• **Data block**:
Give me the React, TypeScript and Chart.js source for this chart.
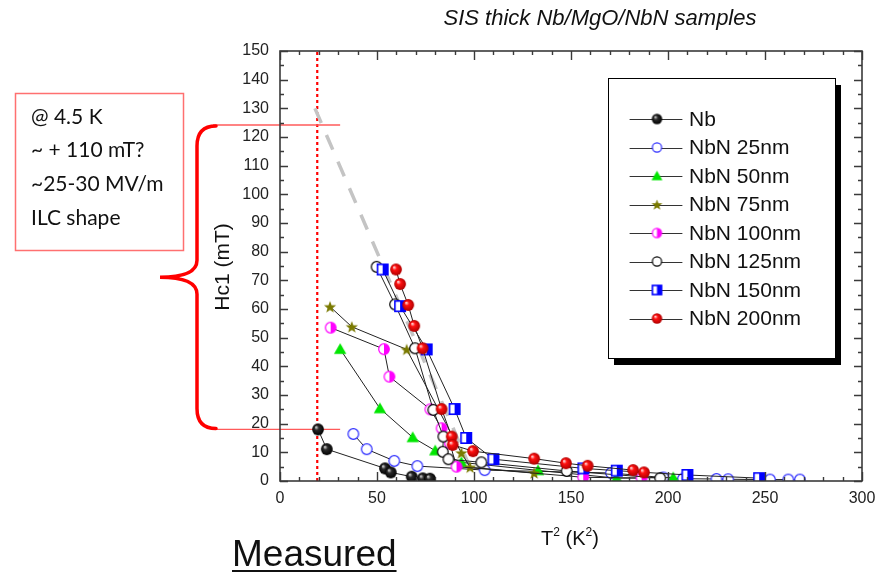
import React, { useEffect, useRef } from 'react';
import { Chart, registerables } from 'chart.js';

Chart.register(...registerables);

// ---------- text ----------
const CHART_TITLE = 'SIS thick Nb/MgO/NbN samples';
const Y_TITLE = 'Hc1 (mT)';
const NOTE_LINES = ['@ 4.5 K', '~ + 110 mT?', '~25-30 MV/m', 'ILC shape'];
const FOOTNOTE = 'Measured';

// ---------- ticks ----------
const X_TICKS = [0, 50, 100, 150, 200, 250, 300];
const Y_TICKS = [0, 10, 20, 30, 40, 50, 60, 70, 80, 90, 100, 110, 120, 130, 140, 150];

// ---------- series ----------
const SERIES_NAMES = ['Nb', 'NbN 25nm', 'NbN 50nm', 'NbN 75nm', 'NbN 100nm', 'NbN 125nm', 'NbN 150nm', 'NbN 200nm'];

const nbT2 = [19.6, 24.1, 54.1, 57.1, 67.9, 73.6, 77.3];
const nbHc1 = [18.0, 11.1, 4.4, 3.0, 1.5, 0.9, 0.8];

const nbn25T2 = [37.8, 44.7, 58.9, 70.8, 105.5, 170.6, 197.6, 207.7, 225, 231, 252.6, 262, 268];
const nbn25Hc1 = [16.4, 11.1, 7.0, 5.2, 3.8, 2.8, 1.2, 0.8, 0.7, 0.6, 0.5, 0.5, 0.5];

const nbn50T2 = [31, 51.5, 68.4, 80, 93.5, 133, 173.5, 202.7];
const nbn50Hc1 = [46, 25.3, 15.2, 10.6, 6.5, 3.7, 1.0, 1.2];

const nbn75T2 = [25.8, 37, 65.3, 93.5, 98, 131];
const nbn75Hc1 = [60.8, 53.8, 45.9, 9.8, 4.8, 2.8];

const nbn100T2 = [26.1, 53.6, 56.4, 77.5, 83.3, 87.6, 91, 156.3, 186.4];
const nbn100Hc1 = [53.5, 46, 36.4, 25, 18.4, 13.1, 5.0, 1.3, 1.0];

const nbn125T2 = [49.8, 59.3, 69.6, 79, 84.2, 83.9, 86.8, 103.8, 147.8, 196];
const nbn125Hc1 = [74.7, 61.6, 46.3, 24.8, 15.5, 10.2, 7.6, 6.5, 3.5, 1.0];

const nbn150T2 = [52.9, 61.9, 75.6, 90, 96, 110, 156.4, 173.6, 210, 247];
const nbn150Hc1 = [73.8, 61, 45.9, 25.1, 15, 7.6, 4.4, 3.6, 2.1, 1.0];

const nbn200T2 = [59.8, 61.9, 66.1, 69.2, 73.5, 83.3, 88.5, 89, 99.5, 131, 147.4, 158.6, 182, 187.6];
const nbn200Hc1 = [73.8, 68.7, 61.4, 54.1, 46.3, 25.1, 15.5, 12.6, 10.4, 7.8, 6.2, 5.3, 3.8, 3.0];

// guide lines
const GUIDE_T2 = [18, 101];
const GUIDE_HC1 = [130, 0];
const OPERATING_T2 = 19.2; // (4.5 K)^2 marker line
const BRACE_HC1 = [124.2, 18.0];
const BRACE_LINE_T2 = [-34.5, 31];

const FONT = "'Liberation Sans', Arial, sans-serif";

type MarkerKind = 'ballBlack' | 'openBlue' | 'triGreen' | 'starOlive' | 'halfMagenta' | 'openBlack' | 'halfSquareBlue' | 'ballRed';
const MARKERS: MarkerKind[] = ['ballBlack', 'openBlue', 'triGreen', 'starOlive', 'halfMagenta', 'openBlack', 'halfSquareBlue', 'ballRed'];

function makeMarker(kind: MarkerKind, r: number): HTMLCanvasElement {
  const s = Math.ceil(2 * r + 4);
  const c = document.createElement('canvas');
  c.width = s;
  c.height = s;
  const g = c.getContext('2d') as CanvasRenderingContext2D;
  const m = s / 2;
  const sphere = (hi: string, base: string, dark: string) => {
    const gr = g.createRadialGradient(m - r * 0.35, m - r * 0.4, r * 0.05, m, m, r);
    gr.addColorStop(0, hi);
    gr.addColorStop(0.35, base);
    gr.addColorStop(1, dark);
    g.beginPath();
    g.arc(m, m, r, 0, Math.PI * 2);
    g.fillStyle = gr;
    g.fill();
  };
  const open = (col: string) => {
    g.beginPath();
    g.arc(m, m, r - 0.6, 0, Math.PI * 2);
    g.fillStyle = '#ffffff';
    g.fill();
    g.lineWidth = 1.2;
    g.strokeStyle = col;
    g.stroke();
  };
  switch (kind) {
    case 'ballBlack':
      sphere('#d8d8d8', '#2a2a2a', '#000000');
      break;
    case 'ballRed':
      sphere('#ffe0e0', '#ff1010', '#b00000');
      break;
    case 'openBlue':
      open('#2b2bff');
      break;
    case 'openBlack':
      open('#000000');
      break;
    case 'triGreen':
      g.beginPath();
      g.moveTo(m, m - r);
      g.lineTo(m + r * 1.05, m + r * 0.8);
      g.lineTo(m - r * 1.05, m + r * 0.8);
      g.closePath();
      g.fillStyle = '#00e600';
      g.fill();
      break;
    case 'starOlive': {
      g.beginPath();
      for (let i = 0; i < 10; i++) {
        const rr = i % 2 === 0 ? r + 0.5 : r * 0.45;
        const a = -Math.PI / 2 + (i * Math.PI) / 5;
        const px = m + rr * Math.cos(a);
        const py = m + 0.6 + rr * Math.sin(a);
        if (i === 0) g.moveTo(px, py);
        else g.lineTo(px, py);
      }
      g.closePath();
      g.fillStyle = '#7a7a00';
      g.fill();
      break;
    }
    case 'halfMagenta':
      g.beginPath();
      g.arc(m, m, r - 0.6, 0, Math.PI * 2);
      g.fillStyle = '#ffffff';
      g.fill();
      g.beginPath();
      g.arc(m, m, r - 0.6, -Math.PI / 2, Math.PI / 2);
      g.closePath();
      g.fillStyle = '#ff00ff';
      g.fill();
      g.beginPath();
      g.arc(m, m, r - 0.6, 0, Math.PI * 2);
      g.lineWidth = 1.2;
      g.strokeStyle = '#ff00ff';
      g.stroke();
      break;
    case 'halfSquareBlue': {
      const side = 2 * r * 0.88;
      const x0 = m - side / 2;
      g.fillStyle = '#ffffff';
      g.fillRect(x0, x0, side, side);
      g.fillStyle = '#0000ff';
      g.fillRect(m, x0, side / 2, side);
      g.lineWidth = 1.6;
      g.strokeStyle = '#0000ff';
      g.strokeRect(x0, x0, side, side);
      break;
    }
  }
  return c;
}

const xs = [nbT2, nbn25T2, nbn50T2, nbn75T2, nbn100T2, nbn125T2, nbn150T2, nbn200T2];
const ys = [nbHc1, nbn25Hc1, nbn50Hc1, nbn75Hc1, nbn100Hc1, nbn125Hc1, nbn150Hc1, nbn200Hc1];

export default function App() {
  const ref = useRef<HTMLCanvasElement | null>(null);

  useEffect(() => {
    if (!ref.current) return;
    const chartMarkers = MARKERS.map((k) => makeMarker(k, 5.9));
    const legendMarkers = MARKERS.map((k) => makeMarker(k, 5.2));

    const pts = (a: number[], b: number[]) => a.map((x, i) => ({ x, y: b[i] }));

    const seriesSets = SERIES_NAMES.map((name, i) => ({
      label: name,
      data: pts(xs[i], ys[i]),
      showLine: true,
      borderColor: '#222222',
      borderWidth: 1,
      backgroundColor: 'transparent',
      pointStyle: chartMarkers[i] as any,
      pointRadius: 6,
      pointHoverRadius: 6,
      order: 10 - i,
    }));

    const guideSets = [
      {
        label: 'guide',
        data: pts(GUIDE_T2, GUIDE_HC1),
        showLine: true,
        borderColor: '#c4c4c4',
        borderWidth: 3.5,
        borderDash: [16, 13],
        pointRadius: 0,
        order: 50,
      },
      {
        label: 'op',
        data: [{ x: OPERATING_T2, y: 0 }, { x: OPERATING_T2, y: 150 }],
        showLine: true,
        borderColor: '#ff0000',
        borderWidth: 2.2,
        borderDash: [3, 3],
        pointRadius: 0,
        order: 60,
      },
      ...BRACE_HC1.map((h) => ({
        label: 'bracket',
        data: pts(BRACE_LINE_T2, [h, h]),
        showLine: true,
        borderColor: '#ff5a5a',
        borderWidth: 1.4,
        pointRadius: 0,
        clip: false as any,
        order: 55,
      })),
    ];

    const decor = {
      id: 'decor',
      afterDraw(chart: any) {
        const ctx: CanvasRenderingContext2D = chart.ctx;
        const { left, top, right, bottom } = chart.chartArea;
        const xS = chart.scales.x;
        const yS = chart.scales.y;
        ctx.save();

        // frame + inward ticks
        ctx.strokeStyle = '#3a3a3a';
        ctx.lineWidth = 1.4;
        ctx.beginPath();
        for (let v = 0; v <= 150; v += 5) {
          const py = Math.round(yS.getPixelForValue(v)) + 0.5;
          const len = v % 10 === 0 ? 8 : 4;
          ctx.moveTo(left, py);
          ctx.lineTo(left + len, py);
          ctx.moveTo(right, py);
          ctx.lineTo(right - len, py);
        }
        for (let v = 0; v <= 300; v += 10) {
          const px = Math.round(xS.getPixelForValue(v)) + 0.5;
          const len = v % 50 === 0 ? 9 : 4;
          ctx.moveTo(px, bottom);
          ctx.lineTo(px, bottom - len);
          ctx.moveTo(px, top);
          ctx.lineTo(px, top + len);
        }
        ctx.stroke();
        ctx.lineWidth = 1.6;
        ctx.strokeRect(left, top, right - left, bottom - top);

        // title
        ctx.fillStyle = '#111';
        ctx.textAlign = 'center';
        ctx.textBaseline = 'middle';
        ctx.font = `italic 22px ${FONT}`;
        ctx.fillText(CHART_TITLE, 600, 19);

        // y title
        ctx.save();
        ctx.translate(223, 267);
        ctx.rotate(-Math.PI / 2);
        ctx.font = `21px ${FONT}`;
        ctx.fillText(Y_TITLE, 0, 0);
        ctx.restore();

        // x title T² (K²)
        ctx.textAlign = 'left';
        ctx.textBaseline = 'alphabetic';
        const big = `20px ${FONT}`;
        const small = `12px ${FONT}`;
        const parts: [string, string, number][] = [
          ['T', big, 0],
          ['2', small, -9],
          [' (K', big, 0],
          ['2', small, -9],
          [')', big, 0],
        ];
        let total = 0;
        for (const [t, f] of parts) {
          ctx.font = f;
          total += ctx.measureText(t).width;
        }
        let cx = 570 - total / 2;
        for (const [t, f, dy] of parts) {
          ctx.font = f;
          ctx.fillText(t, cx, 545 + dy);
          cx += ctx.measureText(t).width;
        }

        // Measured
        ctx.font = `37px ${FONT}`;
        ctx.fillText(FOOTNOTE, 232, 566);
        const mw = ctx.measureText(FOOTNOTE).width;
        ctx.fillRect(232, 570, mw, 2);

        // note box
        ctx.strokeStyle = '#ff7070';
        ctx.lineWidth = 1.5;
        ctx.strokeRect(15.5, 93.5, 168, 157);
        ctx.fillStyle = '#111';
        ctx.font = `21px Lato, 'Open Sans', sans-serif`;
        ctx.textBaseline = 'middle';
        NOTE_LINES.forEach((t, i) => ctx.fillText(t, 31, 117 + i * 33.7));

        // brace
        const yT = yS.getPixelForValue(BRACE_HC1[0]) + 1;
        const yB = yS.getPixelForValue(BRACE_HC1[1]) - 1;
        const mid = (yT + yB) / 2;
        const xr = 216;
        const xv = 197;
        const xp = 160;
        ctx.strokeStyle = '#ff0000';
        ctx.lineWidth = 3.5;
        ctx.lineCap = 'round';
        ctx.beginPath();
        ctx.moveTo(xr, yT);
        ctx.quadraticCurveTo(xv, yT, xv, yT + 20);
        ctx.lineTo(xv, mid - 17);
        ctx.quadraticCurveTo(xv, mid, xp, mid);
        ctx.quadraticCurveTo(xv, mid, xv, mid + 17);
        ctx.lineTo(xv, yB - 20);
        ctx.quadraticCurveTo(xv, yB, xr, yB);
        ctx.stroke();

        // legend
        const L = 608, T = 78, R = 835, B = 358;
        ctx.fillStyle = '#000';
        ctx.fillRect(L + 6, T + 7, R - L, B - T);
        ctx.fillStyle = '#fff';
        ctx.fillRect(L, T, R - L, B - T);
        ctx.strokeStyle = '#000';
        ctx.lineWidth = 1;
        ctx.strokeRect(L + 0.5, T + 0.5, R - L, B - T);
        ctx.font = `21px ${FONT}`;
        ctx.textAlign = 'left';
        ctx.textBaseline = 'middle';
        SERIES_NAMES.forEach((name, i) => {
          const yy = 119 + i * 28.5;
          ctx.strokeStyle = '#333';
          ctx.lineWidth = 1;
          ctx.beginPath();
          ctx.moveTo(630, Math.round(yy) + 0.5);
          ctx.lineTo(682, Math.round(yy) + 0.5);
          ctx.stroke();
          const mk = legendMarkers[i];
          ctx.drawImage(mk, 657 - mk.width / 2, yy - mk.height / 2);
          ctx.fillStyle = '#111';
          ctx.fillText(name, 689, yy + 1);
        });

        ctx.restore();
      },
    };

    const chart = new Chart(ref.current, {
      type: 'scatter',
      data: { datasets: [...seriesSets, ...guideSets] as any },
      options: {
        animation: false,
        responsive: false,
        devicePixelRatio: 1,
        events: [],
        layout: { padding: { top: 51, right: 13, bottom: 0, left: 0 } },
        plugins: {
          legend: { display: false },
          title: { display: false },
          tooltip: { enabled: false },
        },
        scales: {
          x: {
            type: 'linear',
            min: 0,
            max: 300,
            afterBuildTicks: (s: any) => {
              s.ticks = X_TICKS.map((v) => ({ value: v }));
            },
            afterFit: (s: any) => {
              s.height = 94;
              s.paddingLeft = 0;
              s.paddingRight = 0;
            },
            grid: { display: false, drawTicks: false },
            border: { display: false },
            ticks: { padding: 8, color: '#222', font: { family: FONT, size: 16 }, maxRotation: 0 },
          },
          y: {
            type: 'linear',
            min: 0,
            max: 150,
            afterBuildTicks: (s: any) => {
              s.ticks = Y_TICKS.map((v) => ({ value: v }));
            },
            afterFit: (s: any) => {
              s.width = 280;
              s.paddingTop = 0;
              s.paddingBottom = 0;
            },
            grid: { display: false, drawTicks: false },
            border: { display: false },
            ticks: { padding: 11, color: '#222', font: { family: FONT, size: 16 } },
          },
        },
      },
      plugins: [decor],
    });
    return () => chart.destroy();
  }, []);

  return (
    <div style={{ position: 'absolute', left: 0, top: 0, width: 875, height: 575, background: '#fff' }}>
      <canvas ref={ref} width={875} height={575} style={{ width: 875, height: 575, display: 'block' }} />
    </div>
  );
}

• **Your task**:
Restate only the lines running from the start of the material above through the line containing "const nbHc1 = [18.0, 11.1, 4.4, 3.0, 1.5, 0.9, 0.8];", ends included. No pictures.

• **Correct output**:
Give me the React, TypeScript and Chart.js source for this chart.
import React, { useEffect, useRef } from 'react';
import { Chart, registerables } from 'chart.js';

Chart.register(...registerables);

// ---------- text ----------
const CHART_TITLE = 'SIS thick Nb/MgO/NbN samples';
const Y_TITLE = 'Hc1 (mT)';
const NOTE_LINES = ['@ 4.5 K', '~ + 110 mT?', '~25-30 MV/m', 'ILC shape'];
const FOOTNOTE = 'Measured';

// ---------- ticks ----------
const X_TICKS = [0, 50, 100, 150, 200, 250, 300];
const Y_TICKS = [0, 10, 20, 30, 40, 50, 60, 70, 80, 90, 100, 110, 120, 130, 140, 150];

// ---------- series ----------
const SERIES_NAMES = ['Nb', 'NbN 25nm', 'NbN 50nm', 'NbN 75nm', 'NbN 100nm', 'NbN 125nm', 'NbN 150nm', 'NbN 200nm'];

const nbT2 = [19.6, 24.1, 54.1, 57.1, 67.9, 73.6, 77.3];
const nbHc1 = [18.0, 11.1, 4.4, 3.0, 1.5, 0.9, 0.8];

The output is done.